● **TASK PROMPT**: Restate each line word for word. Leave out every picture.

━━━━━━━━━━━━━━━━━━━━━━━━━━━━━━

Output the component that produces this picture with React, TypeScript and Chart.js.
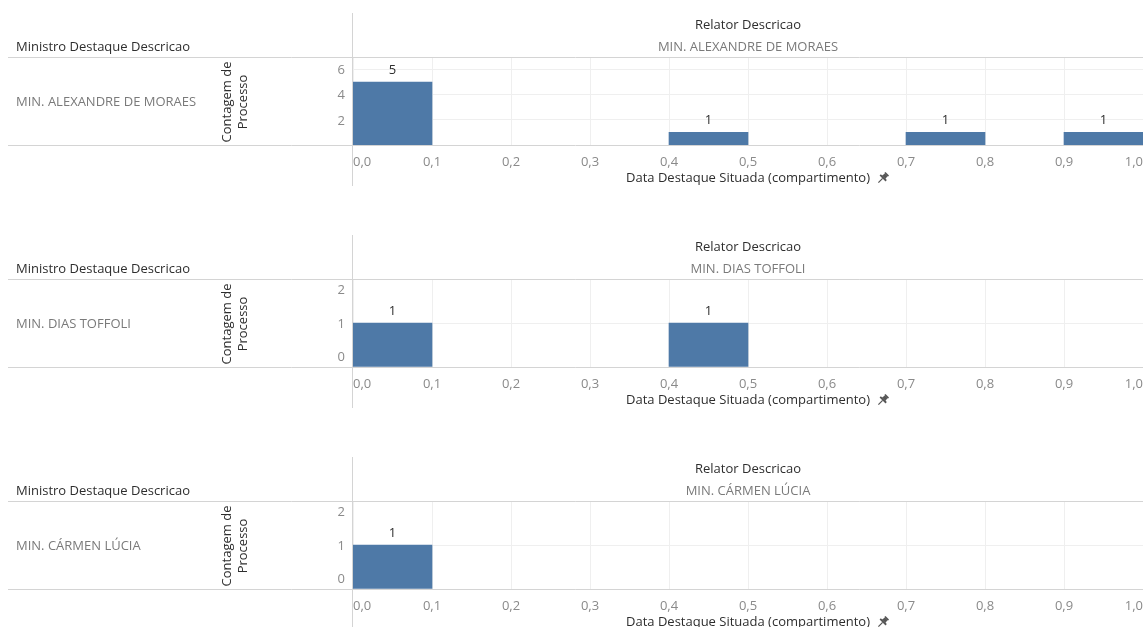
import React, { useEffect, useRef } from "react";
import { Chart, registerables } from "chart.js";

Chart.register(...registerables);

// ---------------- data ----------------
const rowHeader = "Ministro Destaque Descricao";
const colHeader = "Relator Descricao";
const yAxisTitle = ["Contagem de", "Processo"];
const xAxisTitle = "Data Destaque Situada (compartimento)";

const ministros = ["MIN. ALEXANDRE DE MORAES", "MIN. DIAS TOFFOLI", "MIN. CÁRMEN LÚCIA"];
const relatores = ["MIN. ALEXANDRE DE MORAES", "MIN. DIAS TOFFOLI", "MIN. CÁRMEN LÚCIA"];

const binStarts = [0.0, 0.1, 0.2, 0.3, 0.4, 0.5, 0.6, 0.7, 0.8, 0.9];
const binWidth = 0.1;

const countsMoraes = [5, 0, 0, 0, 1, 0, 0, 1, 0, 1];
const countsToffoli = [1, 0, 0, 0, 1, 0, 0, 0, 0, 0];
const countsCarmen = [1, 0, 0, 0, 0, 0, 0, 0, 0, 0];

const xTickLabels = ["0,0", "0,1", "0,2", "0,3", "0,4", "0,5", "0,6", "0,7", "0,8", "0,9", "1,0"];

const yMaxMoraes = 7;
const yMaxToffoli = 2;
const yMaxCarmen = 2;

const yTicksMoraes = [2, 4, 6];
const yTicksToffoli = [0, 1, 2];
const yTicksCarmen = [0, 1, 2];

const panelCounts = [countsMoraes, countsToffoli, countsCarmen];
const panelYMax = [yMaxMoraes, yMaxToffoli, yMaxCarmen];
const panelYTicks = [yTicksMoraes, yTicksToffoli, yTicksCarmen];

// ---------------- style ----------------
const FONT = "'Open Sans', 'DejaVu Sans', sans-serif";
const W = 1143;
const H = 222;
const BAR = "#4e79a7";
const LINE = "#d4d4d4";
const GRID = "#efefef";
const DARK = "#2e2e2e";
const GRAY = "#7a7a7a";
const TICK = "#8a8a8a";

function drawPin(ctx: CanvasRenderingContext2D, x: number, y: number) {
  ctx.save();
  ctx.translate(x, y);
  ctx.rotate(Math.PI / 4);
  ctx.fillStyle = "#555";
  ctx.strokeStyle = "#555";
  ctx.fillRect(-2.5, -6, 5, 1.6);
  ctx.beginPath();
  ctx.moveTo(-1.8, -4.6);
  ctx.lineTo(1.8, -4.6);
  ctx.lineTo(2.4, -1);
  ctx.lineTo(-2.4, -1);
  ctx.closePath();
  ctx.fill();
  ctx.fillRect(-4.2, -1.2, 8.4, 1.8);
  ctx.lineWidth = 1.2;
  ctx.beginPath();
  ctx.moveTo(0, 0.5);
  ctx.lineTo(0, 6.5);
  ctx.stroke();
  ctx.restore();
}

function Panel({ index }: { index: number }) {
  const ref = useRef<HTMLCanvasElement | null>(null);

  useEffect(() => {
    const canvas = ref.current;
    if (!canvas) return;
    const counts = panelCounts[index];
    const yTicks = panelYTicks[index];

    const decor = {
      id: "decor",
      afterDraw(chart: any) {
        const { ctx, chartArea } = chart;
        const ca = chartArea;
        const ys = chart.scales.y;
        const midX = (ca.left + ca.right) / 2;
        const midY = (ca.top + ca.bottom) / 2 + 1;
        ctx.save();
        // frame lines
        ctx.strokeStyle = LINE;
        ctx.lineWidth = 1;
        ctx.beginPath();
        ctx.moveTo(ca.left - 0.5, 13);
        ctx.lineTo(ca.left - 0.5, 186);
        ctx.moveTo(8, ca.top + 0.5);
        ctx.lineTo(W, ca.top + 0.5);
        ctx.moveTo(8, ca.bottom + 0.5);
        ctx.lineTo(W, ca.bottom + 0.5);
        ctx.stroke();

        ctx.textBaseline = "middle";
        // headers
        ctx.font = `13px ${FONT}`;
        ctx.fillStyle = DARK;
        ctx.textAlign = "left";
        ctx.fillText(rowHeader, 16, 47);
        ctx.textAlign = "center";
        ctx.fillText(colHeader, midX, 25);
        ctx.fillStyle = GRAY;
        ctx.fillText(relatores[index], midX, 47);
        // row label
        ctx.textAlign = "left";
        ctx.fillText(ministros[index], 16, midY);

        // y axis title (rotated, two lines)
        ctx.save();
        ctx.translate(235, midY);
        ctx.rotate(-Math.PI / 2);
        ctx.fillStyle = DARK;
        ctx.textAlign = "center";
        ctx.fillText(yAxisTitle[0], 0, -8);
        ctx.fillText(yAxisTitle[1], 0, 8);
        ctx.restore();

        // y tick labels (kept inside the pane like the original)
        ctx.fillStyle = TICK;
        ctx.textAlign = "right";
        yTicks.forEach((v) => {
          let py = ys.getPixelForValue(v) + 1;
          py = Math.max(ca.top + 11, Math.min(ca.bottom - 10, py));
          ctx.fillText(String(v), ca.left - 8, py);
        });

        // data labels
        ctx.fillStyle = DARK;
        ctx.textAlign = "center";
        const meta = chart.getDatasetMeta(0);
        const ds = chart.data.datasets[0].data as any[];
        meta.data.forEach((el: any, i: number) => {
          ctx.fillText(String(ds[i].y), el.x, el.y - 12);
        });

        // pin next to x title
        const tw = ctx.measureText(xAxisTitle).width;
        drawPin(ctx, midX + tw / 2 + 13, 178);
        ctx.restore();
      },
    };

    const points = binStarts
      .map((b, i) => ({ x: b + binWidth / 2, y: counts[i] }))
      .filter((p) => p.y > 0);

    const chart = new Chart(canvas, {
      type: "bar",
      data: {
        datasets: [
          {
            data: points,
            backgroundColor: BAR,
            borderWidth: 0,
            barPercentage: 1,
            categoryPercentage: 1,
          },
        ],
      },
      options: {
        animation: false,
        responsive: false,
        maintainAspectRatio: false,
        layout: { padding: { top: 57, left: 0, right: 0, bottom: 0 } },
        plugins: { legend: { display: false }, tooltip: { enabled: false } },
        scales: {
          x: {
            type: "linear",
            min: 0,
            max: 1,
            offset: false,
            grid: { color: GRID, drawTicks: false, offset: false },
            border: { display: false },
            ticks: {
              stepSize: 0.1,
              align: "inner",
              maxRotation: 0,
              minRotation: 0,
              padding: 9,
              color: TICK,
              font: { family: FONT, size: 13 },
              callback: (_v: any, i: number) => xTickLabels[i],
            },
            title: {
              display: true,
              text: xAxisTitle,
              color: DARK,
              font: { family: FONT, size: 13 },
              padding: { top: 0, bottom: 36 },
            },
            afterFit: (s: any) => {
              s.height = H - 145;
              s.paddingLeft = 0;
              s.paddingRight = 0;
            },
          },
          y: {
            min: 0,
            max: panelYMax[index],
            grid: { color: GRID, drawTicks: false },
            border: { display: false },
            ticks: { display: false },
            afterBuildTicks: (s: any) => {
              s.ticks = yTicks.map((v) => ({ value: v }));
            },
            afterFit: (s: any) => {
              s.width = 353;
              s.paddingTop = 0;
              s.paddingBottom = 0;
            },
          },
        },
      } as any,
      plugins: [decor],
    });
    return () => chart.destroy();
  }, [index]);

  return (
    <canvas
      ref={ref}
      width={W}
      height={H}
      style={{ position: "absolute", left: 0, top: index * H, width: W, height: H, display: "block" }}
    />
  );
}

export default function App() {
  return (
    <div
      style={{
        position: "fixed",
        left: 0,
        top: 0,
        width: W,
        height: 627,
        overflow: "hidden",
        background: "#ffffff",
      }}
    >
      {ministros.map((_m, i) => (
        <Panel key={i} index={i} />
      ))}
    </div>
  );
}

━━━━━━━━━━━━━━━━━━━━━━━━━━━━━━

● **FULL OUTPUT**:
Output the component that produces this picture with React, TypeScript and Chart.js.
import React, { useEffect, useRef } from "react";
import { Chart, registerables } from "chart.js";

Chart.register(...registerables);

// ---------------- data ----------------
const rowHeader = "Ministro Destaque Descricao";
const colHeader = "Relator Descricao";
const yAxisTitle = ["Contagem de", "Processo"];
const xAxisTitle = "Data Destaque Situada (compartimento)";

const ministros = ["MIN. ALEXANDRE DE MORAES", "MIN. DIAS TOFFOLI", "MIN. CÁRMEN LÚCIA"];
const relatores = ["MIN. ALEXANDRE DE MORAES", "MIN. DIAS TOFFOLI", "MIN. CÁRMEN LÚCIA"];

const binStarts = [0.0, 0.1, 0.2, 0.3, 0.4, 0.5, 0.6, 0.7, 0.8, 0.9];
const binWidth = 0.1;

const countsMoraes = [5, 0, 0, 0, 1, 0, 0, 1, 0, 1];
const countsToffoli = [1, 0, 0, 0, 1, 0, 0, 0, 0, 0];
const countsCarmen = [1, 0, 0, 0, 0, 0, 0, 0, 0, 0];

const xTickLabels = ["0,0", "0,1", "0,2", "0,3", "0,4", "0,5", "0,6", "0,7", "0,8", "0,9", "1,0"];

const yMaxMoraes = 7;
const yMaxToffoli = 2;
const yMaxCarmen = 2;

const yTicksMoraes = [2, 4, 6];
const yTicksToffoli = [0, 1, 2];
const yTicksCarmen = [0, 1, 2];

const panelCounts = [countsMoraes, countsToffoli, countsCarmen];
const panelYMax = [yMaxMoraes, yMaxToffoli, yMaxCarmen];
const panelYTicks = [yTicksMoraes, yTicksToffoli, yTicksCarmen];

// ---------------- style ----------------
const FONT = "'Open Sans', 'DejaVu Sans', sans-serif";
const W = 1143;
const H = 222;
const BAR = "#4e79a7";
const LINE = "#d4d4d4";
const GRID = "#efefef";
const DARK = "#2e2e2e";
const GRAY = "#7a7a7a";
const TICK = "#8a8a8a";

function drawPin(ctx: CanvasRenderingContext2D, x: number, y: number) {
  ctx.save();
  ctx.translate(x, y);
  ctx.rotate(Math.PI / 4);
  ctx.fillStyle = "#555";
  ctx.strokeStyle = "#555";
  ctx.fillRect(-2.5, -6, 5, 1.6);
  ctx.beginPath();
  ctx.moveTo(-1.8, -4.6);
  ctx.lineTo(1.8, -4.6);
  ctx.lineTo(2.4, -1);
  ctx.lineTo(-2.4, -1);
  ctx.closePath();
  ctx.fill();
  ctx.fillRect(-4.2, -1.2, 8.4, 1.8);
  ctx.lineWidth = 1.2;
  ctx.beginPath();
  ctx.moveTo(0, 0.5);
  ctx.lineTo(0, 6.5);
  ctx.stroke();
  ctx.restore();
}

function Panel({ index }: { index: number }) {
  const ref = useRef<HTMLCanvasElement | null>(null);

  useEffect(() => {
    const canvas = ref.current;
    if (!canvas) return;
    const counts = panelCounts[index];
    const yTicks = panelYTicks[index];

    const decor = {
      id: "decor",
      afterDraw(chart: any) {
        const { ctx, chartArea } = chart;
        const ca = chartArea;
        const ys = chart.scales.y;
        const midX = (ca.left + ca.right) / 2;
        const midY = (ca.top + ca.bottom) / 2 + 1;
        ctx.save();
        // frame lines
        ctx.strokeStyle = LINE;
        ctx.lineWidth = 1;
        ctx.beginPath();
        ctx.moveTo(ca.left - 0.5, 13);
        ctx.lineTo(ca.left - 0.5, 186);
        ctx.moveTo(8, ca.top + 0.5);
        ctx.lineTo(W, ca.top + 0.5);
        ctx.moveTo(8, ca.bottom + 0.5);
        ctx.lineTo(W, ca.bottom + 0.5);
        ctx.stroke();

        ctx.textBaseline = "middle";
        // headers
        ctx.font = `13px ${FONT}`;
        ctx.fillStyle = DARK;
        ctx.textAlign = "left";
        ctx.fillText(rowHeader, 16, 47);
        ctx.textAlign = "center";
        ctx.fillText(colHeader, midX, 25);
        ctx.fillStyle = GRAY;
        ctx.fillText(relatores[index], midX, 47);
        // row label
        ctx.textAlign = "left";
        ctx.fillText(ministros[index], 16, midY);

        // y axis title (rotated, two lines)
        ctx.save();
        ctx.translate(235, midY);
        ctx.rotate(-Math.PI / 2);
        ctx.fillStyle = DARK;
        ctx.textAlign = "center";
        ctx.fillText(yAxisTitle[0], 0, -8);
        ctx.fillText(yAxisTitle[1], 0, 8);
        ctx.restore();

        // y tick labels (kept inside the pane like the original)
        ctx.fillStyle = TICK;
        ctx.textAlign = "right";
        yTicks.forEach((v) => {
          let py = ys.getPixelForValue(v) + 1;
          py = Math.max(ca.top + 11, Math.min(ca.bottom - 10, py));
          ctx.fillText(String(v), ca.left - 8, py);
        });

        // data labels
        ctx.fillStyle = DARK;
        ctx.textAlign = "center";
        const meta = chart.getDatasetMeta(0);
        const ds = chart.data.datasets[0].data as any[];
        meta.data.forEach((el: any, i: number) => {
          ctx.fillText(String(ds[i].y), el.x, el.y - 12);
        });

        // pin next to x title
        const tw = ctx.measureText(xAxisTitle).width;
        drawPin(ctx, midX + tw / 2 + 13, 178);
        ctx.restore();
      },
    };

    const points = binStarts
      .map((b, i) => ({ x: b + binWidth / 2, y: counts[i] }))
      .filter((p) => p.y > 0);

    const chart = new Chart(canvas, {
      type: "bar",
      data: {
        datasets: [
          {
            data: points,
            backgroundColor: BAR,
            borderWidth: 0,
            barPercentage: 1,
            categoryPercentage: 1,
          },
        ],
      },
      options: {
        animation: false,
        responsive: false,
        maintainAspectRatio: false,
        layout: { padding: { top: 57, left: 0, right: 0, bottom: 0 } },
        plugins: { legend: { display: false }, tooltip: { enabled: false } },
        scales: {
          x: {
            type: "linear",
            min: 0,
            max: 1,
            offset: false,
            grid: { color: GRID, drawTicks: false, offset: false },
            border: { display: false },
            ticks: {
              stepSize: 0.1,
              align: "inner",
              maxRotation: 0,
              minRotation: 0,
              padding: 9,
              color: TICK,
              font: { family: FONT, size: 13 },
              callback: (_v: any, i: number) => xTickLabels[i],
            },
            title: {
              display: true,
              text: xAxisTitle,
              color: DARK,
              font: { family: FONT, size: 13 },
              padding: { top: 0, bottom: 36 },
            },
            afterFit: (s: any) => {
              s.height = H - 145;
              s.paddingLeft = 0;
              s.paddingRight = 0;
            },
          },
          y: {
            min: 0,
            max: panelYMax[index],
            grid: { color: GRID, drawTicks: false },
            border: { display: false },
            ticks: { display: false },
            afterBuildTicks: (s: any) => {
              s.ticks = yTicks.map((v) => ({ value: v }));
            },
            afterFit: (s: any) => {
              s.width = 353;
              s.paddingTop = 0;
              s.paddingBottom = 0;
            },
          },
        },
      } as any,
      plugins: [decor],
    });
    return () => chart.destroy();
  }, [index]);

  return (
    <canvas
      ref={ref}
      width={W}
      height={H}
      style={{ position: "absolute", left: 0, top: index * H, width: W, height: H, display: "block" }}
    />
  );
}

export default function App() {
  return (
    <div
      style={{
        position: "fixed",
        left: 0,
        top: 0,
        width: W,
        height: 627,
        overflow: "hidden",
        background: "#ffffff",
      }}
    >
      {ministros.map((_m, i) => (
        <Panel key={i} index={i} />
      ))}
    </div>
  );
}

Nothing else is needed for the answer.